• **INSTRUCTIONS FOR THE TASK**: Leave out the pictures, and write out exactly the lines from the beginning of the material to the line holding "190, 200, 210]", that line included, and nothing else.
━━━━━ AVAILABLE DATA ━━━━━
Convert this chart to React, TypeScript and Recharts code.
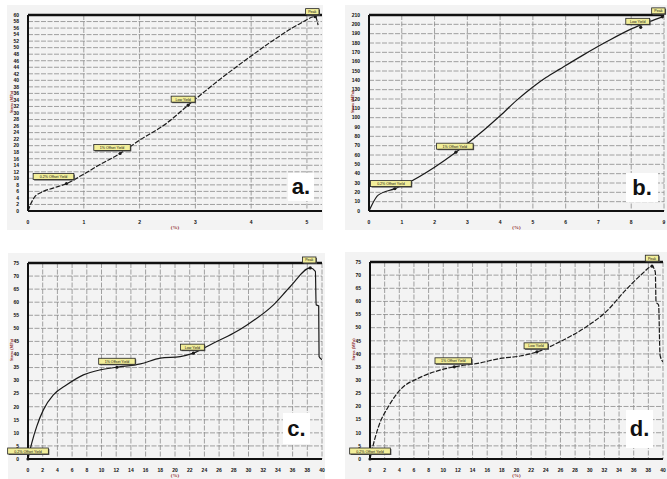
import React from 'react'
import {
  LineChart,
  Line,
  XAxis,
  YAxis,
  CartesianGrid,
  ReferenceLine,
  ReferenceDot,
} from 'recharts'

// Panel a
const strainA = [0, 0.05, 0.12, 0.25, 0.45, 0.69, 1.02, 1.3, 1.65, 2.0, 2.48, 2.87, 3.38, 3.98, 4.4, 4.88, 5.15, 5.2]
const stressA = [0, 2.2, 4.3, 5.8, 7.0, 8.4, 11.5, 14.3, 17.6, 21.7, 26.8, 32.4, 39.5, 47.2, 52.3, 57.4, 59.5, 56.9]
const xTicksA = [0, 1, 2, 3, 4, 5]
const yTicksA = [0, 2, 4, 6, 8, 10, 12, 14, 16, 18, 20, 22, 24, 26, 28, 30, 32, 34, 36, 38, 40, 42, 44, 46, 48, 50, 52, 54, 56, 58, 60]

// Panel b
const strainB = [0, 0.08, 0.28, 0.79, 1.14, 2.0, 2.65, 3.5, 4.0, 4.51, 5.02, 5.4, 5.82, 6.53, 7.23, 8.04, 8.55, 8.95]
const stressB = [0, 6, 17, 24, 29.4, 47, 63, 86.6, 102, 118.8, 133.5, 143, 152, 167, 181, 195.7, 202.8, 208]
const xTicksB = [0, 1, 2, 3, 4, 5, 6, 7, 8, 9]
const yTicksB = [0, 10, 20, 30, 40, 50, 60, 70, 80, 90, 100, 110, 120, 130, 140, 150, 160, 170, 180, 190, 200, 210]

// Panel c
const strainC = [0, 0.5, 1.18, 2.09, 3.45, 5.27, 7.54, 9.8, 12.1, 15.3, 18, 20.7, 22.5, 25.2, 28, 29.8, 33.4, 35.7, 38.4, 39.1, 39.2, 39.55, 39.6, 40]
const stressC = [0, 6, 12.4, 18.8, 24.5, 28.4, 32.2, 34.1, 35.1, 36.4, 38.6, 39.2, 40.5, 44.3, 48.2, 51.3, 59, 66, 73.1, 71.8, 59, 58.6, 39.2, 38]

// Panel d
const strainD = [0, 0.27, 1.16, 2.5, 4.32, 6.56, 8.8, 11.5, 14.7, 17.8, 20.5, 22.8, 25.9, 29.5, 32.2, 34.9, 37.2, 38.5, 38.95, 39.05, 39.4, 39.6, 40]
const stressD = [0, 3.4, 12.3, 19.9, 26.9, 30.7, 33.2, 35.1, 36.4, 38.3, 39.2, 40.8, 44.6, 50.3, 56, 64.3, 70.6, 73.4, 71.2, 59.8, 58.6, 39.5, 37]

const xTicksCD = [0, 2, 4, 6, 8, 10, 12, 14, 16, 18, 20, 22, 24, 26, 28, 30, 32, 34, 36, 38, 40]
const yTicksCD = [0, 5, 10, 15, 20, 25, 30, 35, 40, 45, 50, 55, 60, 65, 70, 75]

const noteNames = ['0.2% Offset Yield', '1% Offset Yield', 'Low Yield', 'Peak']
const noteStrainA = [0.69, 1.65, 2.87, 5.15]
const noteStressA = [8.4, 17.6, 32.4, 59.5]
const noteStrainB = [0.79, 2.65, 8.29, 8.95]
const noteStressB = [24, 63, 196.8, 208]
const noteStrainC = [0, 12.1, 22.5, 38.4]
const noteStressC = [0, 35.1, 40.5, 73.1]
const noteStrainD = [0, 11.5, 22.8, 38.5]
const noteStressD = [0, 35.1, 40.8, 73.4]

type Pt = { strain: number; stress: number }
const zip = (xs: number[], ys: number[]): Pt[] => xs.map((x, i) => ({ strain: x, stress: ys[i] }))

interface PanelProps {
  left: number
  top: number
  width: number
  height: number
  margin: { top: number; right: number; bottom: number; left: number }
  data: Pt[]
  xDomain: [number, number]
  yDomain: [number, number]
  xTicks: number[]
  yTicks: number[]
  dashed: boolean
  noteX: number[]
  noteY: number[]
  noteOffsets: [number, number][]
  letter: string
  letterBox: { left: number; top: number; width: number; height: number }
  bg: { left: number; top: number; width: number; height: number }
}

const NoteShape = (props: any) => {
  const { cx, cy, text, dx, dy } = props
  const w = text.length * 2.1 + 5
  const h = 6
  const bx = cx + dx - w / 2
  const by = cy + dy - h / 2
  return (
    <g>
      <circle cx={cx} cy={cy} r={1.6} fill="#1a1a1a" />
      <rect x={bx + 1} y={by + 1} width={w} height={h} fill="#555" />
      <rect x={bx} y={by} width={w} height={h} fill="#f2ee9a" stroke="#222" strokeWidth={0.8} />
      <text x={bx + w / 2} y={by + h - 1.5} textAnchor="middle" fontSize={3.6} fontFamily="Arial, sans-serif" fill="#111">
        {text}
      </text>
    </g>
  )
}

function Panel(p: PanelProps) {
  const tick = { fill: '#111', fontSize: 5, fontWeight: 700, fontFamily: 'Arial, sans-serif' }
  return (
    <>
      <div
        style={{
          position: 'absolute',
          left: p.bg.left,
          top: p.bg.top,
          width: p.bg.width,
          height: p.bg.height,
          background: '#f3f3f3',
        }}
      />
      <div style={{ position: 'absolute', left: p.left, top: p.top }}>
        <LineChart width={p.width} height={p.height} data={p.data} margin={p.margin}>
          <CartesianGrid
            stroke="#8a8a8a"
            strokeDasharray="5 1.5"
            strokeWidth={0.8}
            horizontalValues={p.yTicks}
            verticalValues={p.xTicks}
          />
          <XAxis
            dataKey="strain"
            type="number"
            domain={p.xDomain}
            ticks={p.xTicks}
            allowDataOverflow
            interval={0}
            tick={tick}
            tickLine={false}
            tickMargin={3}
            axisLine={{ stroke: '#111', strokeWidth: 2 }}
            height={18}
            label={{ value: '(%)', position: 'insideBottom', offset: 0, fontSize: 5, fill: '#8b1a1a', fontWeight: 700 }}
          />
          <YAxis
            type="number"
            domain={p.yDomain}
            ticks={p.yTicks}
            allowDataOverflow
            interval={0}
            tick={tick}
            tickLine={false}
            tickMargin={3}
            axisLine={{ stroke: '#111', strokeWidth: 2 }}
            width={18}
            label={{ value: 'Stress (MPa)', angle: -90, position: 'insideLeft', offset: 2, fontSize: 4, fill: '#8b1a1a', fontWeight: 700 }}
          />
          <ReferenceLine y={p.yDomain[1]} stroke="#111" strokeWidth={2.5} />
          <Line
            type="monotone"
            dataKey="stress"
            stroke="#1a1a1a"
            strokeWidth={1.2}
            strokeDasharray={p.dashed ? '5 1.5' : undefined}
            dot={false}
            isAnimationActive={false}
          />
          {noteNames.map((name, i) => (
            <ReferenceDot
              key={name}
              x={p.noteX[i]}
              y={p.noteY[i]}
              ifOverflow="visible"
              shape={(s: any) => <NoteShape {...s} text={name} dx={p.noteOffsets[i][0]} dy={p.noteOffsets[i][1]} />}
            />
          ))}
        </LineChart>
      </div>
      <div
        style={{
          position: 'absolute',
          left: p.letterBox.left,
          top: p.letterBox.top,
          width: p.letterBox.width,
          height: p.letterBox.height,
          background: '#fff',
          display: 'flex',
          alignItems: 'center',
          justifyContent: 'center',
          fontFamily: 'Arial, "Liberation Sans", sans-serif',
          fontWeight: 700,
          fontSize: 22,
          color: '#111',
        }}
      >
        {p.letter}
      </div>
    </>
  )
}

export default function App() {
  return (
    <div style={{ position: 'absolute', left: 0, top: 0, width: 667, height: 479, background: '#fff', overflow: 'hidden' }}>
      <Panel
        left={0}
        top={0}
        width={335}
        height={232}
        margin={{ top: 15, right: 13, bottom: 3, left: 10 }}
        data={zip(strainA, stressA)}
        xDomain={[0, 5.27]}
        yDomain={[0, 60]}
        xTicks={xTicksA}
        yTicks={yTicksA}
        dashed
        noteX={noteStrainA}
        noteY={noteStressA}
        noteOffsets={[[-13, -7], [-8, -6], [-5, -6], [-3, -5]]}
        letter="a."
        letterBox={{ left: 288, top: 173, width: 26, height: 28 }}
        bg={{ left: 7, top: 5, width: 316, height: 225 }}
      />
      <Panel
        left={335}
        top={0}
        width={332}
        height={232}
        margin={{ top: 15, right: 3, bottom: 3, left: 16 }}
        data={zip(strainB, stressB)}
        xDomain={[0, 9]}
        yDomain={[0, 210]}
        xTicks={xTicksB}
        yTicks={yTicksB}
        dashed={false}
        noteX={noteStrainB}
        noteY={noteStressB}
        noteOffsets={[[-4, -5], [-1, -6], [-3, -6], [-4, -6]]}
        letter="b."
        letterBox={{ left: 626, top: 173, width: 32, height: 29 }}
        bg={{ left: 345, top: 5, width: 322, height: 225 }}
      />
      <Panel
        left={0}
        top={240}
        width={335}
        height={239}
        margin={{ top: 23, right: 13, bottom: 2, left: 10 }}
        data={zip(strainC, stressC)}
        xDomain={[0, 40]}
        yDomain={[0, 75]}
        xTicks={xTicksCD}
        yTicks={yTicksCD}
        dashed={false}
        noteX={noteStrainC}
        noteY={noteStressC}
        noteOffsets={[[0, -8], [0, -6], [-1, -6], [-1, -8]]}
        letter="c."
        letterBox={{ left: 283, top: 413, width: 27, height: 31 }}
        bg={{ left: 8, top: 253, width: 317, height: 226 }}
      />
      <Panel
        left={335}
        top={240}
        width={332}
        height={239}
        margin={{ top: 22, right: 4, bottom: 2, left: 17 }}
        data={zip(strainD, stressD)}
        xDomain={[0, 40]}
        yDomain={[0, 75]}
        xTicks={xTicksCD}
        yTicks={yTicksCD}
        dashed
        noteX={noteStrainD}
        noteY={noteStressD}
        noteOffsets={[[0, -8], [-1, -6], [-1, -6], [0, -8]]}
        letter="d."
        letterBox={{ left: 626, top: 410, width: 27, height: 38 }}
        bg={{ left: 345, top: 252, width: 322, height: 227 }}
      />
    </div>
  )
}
━━━━━
• **PROBLEM SOLUTION**:
Convert this chart to React, TypeScript and Recharts code.
import React from 'react'
import {
  LineChart,
  Line,
  XAxis,
  YAxis,
  CartesianGrid,
  ReferenceLine,
  ReferenceDot,
} from 'recharts'

// Panel a
const strainA = [0, 0.05, 0.12, 0.25, 0.45, 0.69, 1.02, 1.3, 1.65, 2.0, 2.48, 2.87, 3.38, 3.98, 4.4, 4.88, 5.15, 5.2]
const stressA = [0, 2.2, 4.3, 5.8, 7.0, 8.4, 11.5, 14.3, 17.6, 21.7, 26.8, 32.4, 39.5, 47.2, 52.3, 57.4, 59.5, 56.9]
const xTicksA = [0, 1, 2, 3, 4, 5]
const yTicksA = [0, 2, 4, 6, 8, 10, 12, 14, 16, 18, 20, 22, 24, 26, 28, 30, 32, 34, 36, 38, 40, 42, 44, 46, 48, 50, 52, 54, 56, 58, 60]

// Panel b
const strainB = [0, 0.08, 0.28, 0.79, 1.14, 2.0, 2.65, 3.5, 4.0, 4.51, 5.02, 5.4, 5.82, 6.53, 7.23, 8.04, 8.55, 8.95]
const stressB = [0, 6, 17, 24, 29.4, 47, 63, 86.6, 102, 118.8, 133.5, 143, 152, 167, 181, 195.7, 202.8, 208]
const xTicksB = [0, 1, 2, 3, 4, 5, 6, 7, 8, 9]
const yTicksB = [0, 10, 20, 30, 40, 50, 60, 70, 80, 90, 100, 110, 120, 130, 140, 150, 160, 170, 180, 190, 200, 210]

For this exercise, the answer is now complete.